» GIVEN TASK: Copy the data exactly; pictures stay out of the copy.

» DATA EXCERPT:
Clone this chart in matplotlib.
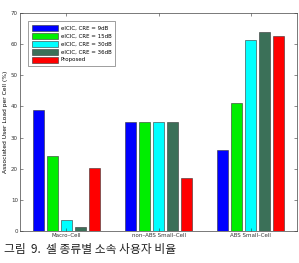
import matplotlib
matplotlib.use("Agg")
import matplotlib.pyplot as plt
import numpy as np

categories = ["Macro\u2013Cell", "non\u2013ABS Small\u2013Cell", "ABS Small\u2013Cell"]
series_names = ["eICIC, CRE = 9dB", "eICIC, CRE = 15dB", "eICIC, CRE = 30dB",
                "eICIC, CRE = 36dB", "Proposed"]
cre9 = [39.0, 35.0, 26.0]
cre15 = [24.0, 35.0, 41.0]
cre30 = [3.6, 35.0, 61.3]
cre36 = [1.2, 35.0, 63.8]
proposed = [20.2, 17.1, 62.6]
yticks = [0, 10, 20, 30, 40, 50, 60, 70]
caption = "그림  9.  셀 종류별 소속 사용자 비율"

colors = ["#0000ff", "#00ee00", "#00ffff", "#3b7058", "#ff0000"]
series = [cre9, cre15, cre30, cre36, proposed]

fig = plt.figure(figsize=(2.99, 2.63), dpi=100)
ax = fig.add_axes([20/299, 1-231/263, 277/299, 218/263])

x = np.arange(1, len(categories) + 1)
step = 0.152
width = 0.12
for i, (vals, c, name) in enumerate(zip(series, colors, series_names)):
    ax.bar(x + (i - 2) * step, vals, width, color=c, edgecolor="#333333",
           linewidth=0.4, label=name)

ax.set_xlim(0.5, 3.5)
ax.set_ylim(0, 70)
ax.set_yticks(yticks)
ax.set_xticks(x)
ax.set_xticklabels(categories)
ax.tick_params(labelsize=4.0, length=2, width=0.4, direction="in",
               top=True, right=True, pad=1.5, colors="#333333")
for s in ax.spines.values():
    s.set_linewidth(0.5)
    s.set_color("#444444")
ax.set_ylabel("Associated User Load per Cell (%)", fontsize=4.3, labelpad=2)

leg = ax.legend(loc="upper left", fontsize=4.0, frameon=True, fancybox=False,
                edgecolor="#555555", handlelength=4.8, handleheight=1.3,
                borderpad=0.6, labelspacing=0.35, handletextpad=0.4,
                bbox_to_anchor=(0.02, 0.975))
leg.get_frame().set_linewidth(0.5)

fig.text(0.015, 1-250/263, caption, fontsize=8.5, family=["Noto Sans CJK KR", "DejaVu Sans"],
         va="center", ha="left", color="#222222")

fig.savefig("out.png", dpi=100)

» RESULT OF THE EXERCISE:
Clone this chart in matplotlib.
import matplotlib
matplotlib.use("Agg")
import matplotlib.pyplot as plt
import numpy as np

categories = ["Macro\u2013Cell", "non\u2013ABS Small\u2013Cell", "ABS Small\u2013Cell"]
series_names = ["eICIC, CRE = 9dB", "eICIC, CRE = 15dB", "eICIC, CRE = 30dB",
                "eICIC, CRE = 36dB", "Proposed"]
cre9 = [39.0, 35.0, 26.0]
cre15 = [24.0, 35.0, 41.0]
cre30 = [3.6, 35.0, 61.3]
cre36 = [1.2, 35.0, 63.8]
proposed = [20.2, 17.1, 62.6]
yticks = [0, 10, 20, 30, 40, 50, 60, 70]
caption = "그림  9.  셀 종류별 소속 사용자 비율"

colors = ["#0000ff", "#00ee00", "#00ffff", "#3b7058", "#ff0000"]
series = [cre9, cre15, cre30, cre36, proposed]

fig = plt.figure(figsize=(2.99, 2.63), dpi=100)
ax = fig.add_axes([20/299, 1-231/263, 277/299, 218/263])

x = np.arange(1, len(categories) + 1)
step = 0.152
width = 0.12
for i, (vals, c, name) in enumerate(zip(series, colors, series_names)):
    ax.bar(x + (i - 2) * step, vals, width, color=c, edgecolor="#333333",
           linewidth=0.4, label=name)

ax.set_xlim(0.5, 3.5)
ax.set_ylim(0, 70)
ax.set_yticks(yticks)
ax.set_xticks(x)
ax.set_xticklabels(categories)
ax.tick_params(labelsize=4.0, length=2, width=0.4, direction="in",
               top=True, right=True, pad=1.5, colors="#333333")
for s in ax.spines.values():
    s.set_linewidth(0.5)
    s.set_color("#444444")
ax.set_ylabel("Associated User Load per Cell (%)", fontsize=4.3, labelpad=2)

leg = ax.legend(loc="upper left", fontsize=4.0, frameon=True, fancybox=False,
                edgecolor="#555555", handlelength=4.8, handleheight=1.3,
                borderpad=0.6, labelspacing=0.35, handletextpad=0.4,
                bbox_to_anchor=(0.02, 0.975))
leg.get_frame().set_linewidth(0.5)

fig.text(0.015, 1-250/263, caption, fontsize=8.5, family=["Noto Sans CJK KR", "DejaVu Sans"],
         va="center", ha="left", color="#222222")

fig.savefig("out.png", dpi=100)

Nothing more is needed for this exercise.